Establishing a Connection and Basic Commands
The core of ftplib is the FTP class. A connection is initiated by creating an instance, often by providing the hostname. For login, the login() method is used, which defaults to anonymous credentials if none are provided. It’s crucial to understand that the initial connection is only for control; the data connection is negotiated separately, a process handled automatically by the library but influenced by the connection mode.
from ftplib import FTP
import sys
try:
# Connect to a host
with FTP('ftp.example.com') as ftp:
# Login with username and password
ftp.login('username', 'password123')
print("Login successful.")
# Get the welcome message from the server
print(f"Server welcome: {ftp.getwelcome()}")
# Print the current working directory
print(f"Current directory: {ftp.pwd()}")
# Change to a specific directory
ftp.cwd('/pub/incoming')
print(f"New directory: {ftp.pwd()}")
except Exception as e:
print(f"FTP error: {e}")
sys.exit(1)
Active vs. Passive Mode
This is a critical concept and a common source of connection failures, especially with modern firewalls and NATs. In Active mode, the client opens a socket and tells the server its IP and port. The server then connects from its port 20 to the client’s specified port. This often fails because client-side firewalls block the incoming server connection.
In Passive mode (the default and recommended setting in ftplib), the client requests the server to open a data port and inform the client of its IP and port. The client then connects to that server port. This usually works because it only involves outbound connections from the client. You can explicitly set this with ftp.set_pasv(True).
Listing Directory Contents and Retrieving Files
The nlst() and dir() methods are used to obtain directory listings. nlst() returns a simple list of filenames, while dir() executes the LIST command, returning a detailed listing (like ls -l) which you must parse yourself. For file transfers, retrbinary() is used for non-text files (images, archives) and retrlines() for text files, though retrbinary() is generally safer and faster for all types.
with FTP('ftp.example.com') as ftp:
ftp.login('user', 'pass')
ftp.cwd('/pub/mirrors')
# Get a simple list of files and directories
file_list = ftp.nlst()
print("Files in directory:", file_list)
# Download a binary file (e.g., a ZIP archive)
with open('local_copy.zip', 'wb') as local_file:
# The 'RETR filename' command is sent, and data is written to local_file
ftp.retrbinary(f'RETR {file_list[0]}', local_file.write)
# Download and print a text file line by line
ftp.retrlines('RETR README.txt', print)
Uploading Files and Other Operations
The counterparts for upload are storbinary() for binary files and storlines() for text files.
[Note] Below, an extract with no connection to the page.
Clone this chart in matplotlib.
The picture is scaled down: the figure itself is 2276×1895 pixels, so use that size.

Similar to retrieval, storbinary() is the preferred method. Other common operations include creating directories (mkd()), deleting files (delete()), and renaming files (rename()).
with FTP('ftp.example.com') as ftp:
ftp.login('user', 'pass')
ftp.cwd('/incoming')
# Create a new directory on the server
ftp.mkd('uploaded_data')
# Upload a binary file
with open('report.pdf', 'rb') as local_file:
ftp.storbinary('STOR report_backup.pdf', local_file)
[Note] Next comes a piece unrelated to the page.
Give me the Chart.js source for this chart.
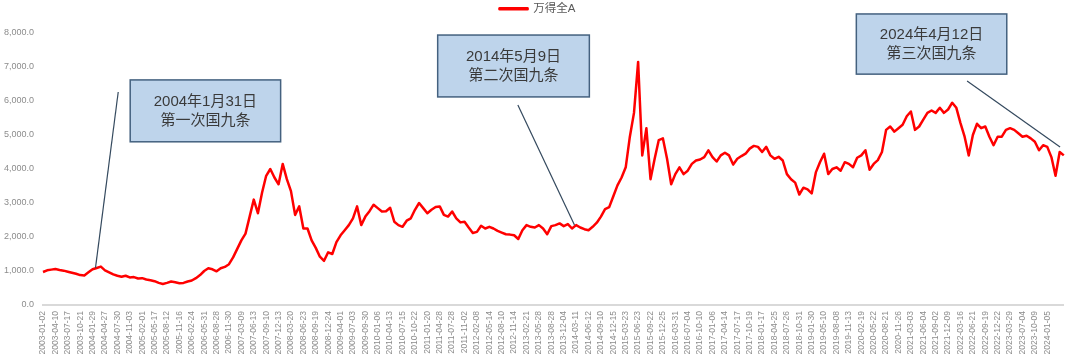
<!DOCTYPE html>
<html><head><meta charset="utf-8">
<script src="https://cdn.jsdelivr.net/npm/chart.js@4.4.1/dist/chart.umd.min.js"></script>
<style>html,body{margin:0;padding:0;background:#fff}</style>
</head><body>
<canvas id="c" width="1080" height="359"></canvas>
<script>
// ---- data ----
const tickLabels = ['2003-01-02','2003-04-10','2003-07-17','2003-10-21','2004-01-29','2004-04-27','2004-07-30','2004-11-03','2005-02-01','2005-05-17','2005-08-12','2005-11-16','2006-02-24','2006-05-31','2006-08-28','2006-11-30','2007-03-09','2007-06-13','2007-09-10','2007-12-13','2008-03-20','2008-06-23','2008-09-19','2008-12-24','2009-04-01','2009-07-03','2009-09-30','2010-01-06','2010-04-13','2010-07-15','2010-10-22','2011-01-20','2011-04-28','2011-07-28','2011-11-02','2012-02-08','2012-05-14','2012-08-10','2012-11-14','2013-02-21','2013-05-28','2013-08-28','2013-12-04','2014-03-11','2014-06-12','2014-09-10','2014-12-15','2015-03-23','2015-06-23','2015-09-22','2015-12-25','2016-03-31','2016-07-04','2016-10-10','2017-01-06','2017-04-14','2017-07-17','2017-10-19','2018-01-17','2018-04-25','2018-07-26','2018-10-31','2019-01-30','2019-05-10','2019-08-08','2019-11-13','2020-02-19','2020-05-22','2020-08-21','2020-11-26','2021-03-03','2021-06-04','2021-09-02','2021-12-09','2022-03-16','2022-06-21','2022-09-19','2022-12-22','2023-03-29','2023-07-04','2023-10-09','2024-01-05'];
const seriesName = '万得全A';
// sampled roughly every 21 trading days (3 samples per tick interval)
const values = [
 970,1020,1040,1060,1030,1010,980,950,920,880,870,960,
 1050,1090,1130,1020,960,900,860,830,860,810,820,780,
 790,750,730,700,650,620,650,690,670,640,650,690,
 720,790,880,1000,1080,1050,990,1080,1120,1200,1400,1650,
 1900,2100,2600,3100,2700,3300,3800,4000,3750,3550,4150,3700,
 3350,2650,2900,2250,2250,1900,1680,1420,1300,1550,1500,1850,
 2050,2200,2350,2550,2900,2350,2600,2760,2950,2850,2750,2760,
 2860,2450,2350,2300,2480,2550,2800,3000,2850,2700,2800,2880,
 2900,2650,2600,2750,2550,2430,2450,2280,2120,2150,2330,2250,
 2300,2250,2180,2130,2080,2070,2050,1940,2200,2350,2300,2280,
 2350,2250,2080,2320,2350,2400,2320,2380,2250,2350,2280,2230,
 2200,2300,2420,2600,2820,2880,3200,3520,3750,4050,4950,5650,
 7150,4400,5200,3700,4300,4850,4900,4300,3550,3850,4050,3850,
 3950,4150,4250,4280,4350,4550,4350,4220,4400,4480,4400,4130,
 4300,4380,4450,4600,4680,4650,4500,4650,4400,4300,4360,4250,
 3850,3700,3600,3250,3450,3400,3280,3900,4200,4450,3850,4000,
 4050,3950,4200,4150,4050,4330,4400,4550,3980,4150,4260,4500,
 5150,5250,5100,5200,5300,5550,5690,5150,5250,5450,5650,5720,
 5650,5800,5650,5750,5950,5800,5350,4950,4400,5000,5330,5200,
 5250,4950,4700,4950,4950,5150,5200,5150,5050,4950,4980,4900,
 4800,4550,4700,4650,4350,3800,4500,4400
];
const yMin = 0, yMax = 8000, yStep = 1000;
const noteTexts = [
  ['2004年1月31日','第一次国九条'],
  ['2014年5月9日','第二次国九条'],
  ['2024年4月12日','第三次国九条']
];
// annotation anchors in data space: [categoryIndex, value]
const noteBoxes = [
  [21.1, 6620, 57.5, 4800],
  [95.5, 7940, 132.2, 6120],
  [196.8, 8560, 233.2, 6790]
];
const noteLeaders = [
  [18.2, 6265, 12.7, 1090],
  [114.9, 5880, 128.6, 2350],
  [223.6, 6590, 246.1, 4650]
];

const categories = values.map((_, i) => (i % 3 === 0 && tickLabels[i / 3]) ? tickLabels[i / 3] : '');
const FONT = "'Liberation Sans', 'Noto Sans CJK SC', sans-serif";

const legendHeight = {
  id: 'legendHeight',
  beforeInit(chart) {
    const orig = chart.legend.fit;
    chart.legend.fit = function () { orig.bind(chart.legend)(); this.height = 33; };
  }
};

const notesPlugin = {
  id: 'notes',
  afterDraw(chart) {
    const { ctx, scales: { x, y } } = chart;
    ctx.save();
    noteLeaders.forEach(l => {
      ctx.beginPath();
      ctx.strokeStyle = '#34495e';
      ctx.lineWidth = 1.2;
      ctx.moveTo(x.getPixelForValue(l[0]), y.getPixelForValue(l[1]));
      ctx.lineTo(x.getPixelForValue(l[2]), y.getPixelForValue(l[3]));
      ctx.stroke();
    });
    noteBoxes.forEach((b, i) => {
      const x1 = x.getPixelForValue(b[0]), y1 = y.getPixelForValue(b[1]);
      const x2 = x.getPixelForValue(b[2]), y2 = y.getPixelForValue(b[3]);
      ctx.fillStyle = '#bed4eb';
      ctx.fillRect(x1, y1, x2 - x1, y2 - y1);
      ctx.strokeStyle = '#44617f';
      ctx.lineWidth = 1.5;
      ctx.strokeRect(x1, y1, x2 - x1, y2 - y1);
      ctx.fillStyle = '#3a3a3a';
      ctx.font = '15px ' + FONT;
      ctx.textAlign = 'center';
      ctx.textBaseline = 'middle';
      const cx = (x1 + x2) / 2, cy = (y1 + y2) / 2;
      ctx.fillText(noteTexts[i][0], cx, cy - 9.5);
      ctx.fillText(noteTexts[i][1], cx, cy + 9.5);
    });
    ctx.restore();
  }
};

new Chart(document.getElementById('c'), {
  type: 'line',
  data: {
    labels: categories,
    datasets: [{
      label: seriesName,
      data: values,
      borderColor: '#ff0000',
      backgroundColor: '#ff0000',
      borderWidth: 2.5,
      pointRadius: 0,
      tension: 0,
      borderJoinStyle: 'round'
    }]
  },
  options: {
    responsive: false,
    animation: false,
    devicePixelRatio: 1,
    layout: { padding: { left: 0, right: 5, top: 0, bottom: 0 } },
    plugins: {
      legend: {
        position: 'top',
        labels: { boxWidth: 28, boxHeight: 1, padding: 3, color: '#595959', font: { size: 11.5, family: FONT } }
      },
      tooltip: { enabled: false }
    },
    scales: {
      x: {
        type: 'category',
        grid: { display: false, drawTicks: false },
        border: { display: true, color: '#d9d9d9', width: 2 },
        ticks: { autoSkip: false, maxRotation: 90, minRotation: 90, padding: 6, color: '#8c8c8c', font: { size: 8.5, family: FONT } },
        afterFit(s) { s.height = 54; }
      },
      y: {
        min: yMin, max: yMax,
        grid: { display: false, drawTicks: false },
        border: { display: false },
        ticks: {
          stepSize: yStep, padding: 9, color: '#8c8c8c', font: { size: 9, family: FONT },
          callback: v => v.toLocaleString('en-US', { minimumFractionDigits: 1, maximumFractionDigits: 1 })
        },
        afterFit(s) { s.width = 43; }
      }
    }
  },
  plugins: [legendHeight, notesPlugin]
});
</script>
</body></html>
# Upload a text file using storlines (less common)
with open('notes.txt', 'rb') as local_file:
ftp.storlines('STOR notes.txt', local_file)
Error Handling and Best Practices
FTP is a legacy protocol and can be brittle. Robust code must anticipate and handle exceptions. ftplib raises exceptions like error_perm for permanent errors (e.g., permission denied, file not found) and error_temp for temporary errors (e.g., connection timeout).
Always use a context manager (with statement) or a try/finally block to ensure the connection is properly closed, even if an error occurs. This is not just about cleanliness; it signals the server to terminate the connection gracefully.
from ftplib import FTP, error_perm
try:
with FTP('ftp.example.com', timeout=30) as ftp:
ftp.login()
ftp.cwd('/non/existent/dir') # This will likely cause an error
except error_perm as e:
print(f"Permanent FTP Error: {e}")
except Exception as e:
print(f"Other error: {e}")
Security Limitations and Modern Alternatives
A major pitfall of standard FTP is that it transmits all data, including passwords, in plaintext. This is a significant security risk. For any sensitive transfer, FTPS (FTP over SSL/TLS) should be used. ftplib supports this via the FTP_TLS class. You connect and login, and then explicitly secure the data channel with prot_p().
from ftplib import FTP_TLS
ftps = FTP_TLS('ftp.secure.example.com')
ftps.login('user', 'pass')
ftps.prot_p() # Secures the data connection with SSL/TLS
# ... proceed with secure transfers ...
It is also considered a best practice to avoid ftplib for new projects where possible, opting for more modern and secure protocols like SFTP (using the paramiko library) or transfers over HTTPS/SSH. FTP’s design, including its separate data channel and lack of inherent encryption, makes it difficult to secure and operate through modern network infrastructure.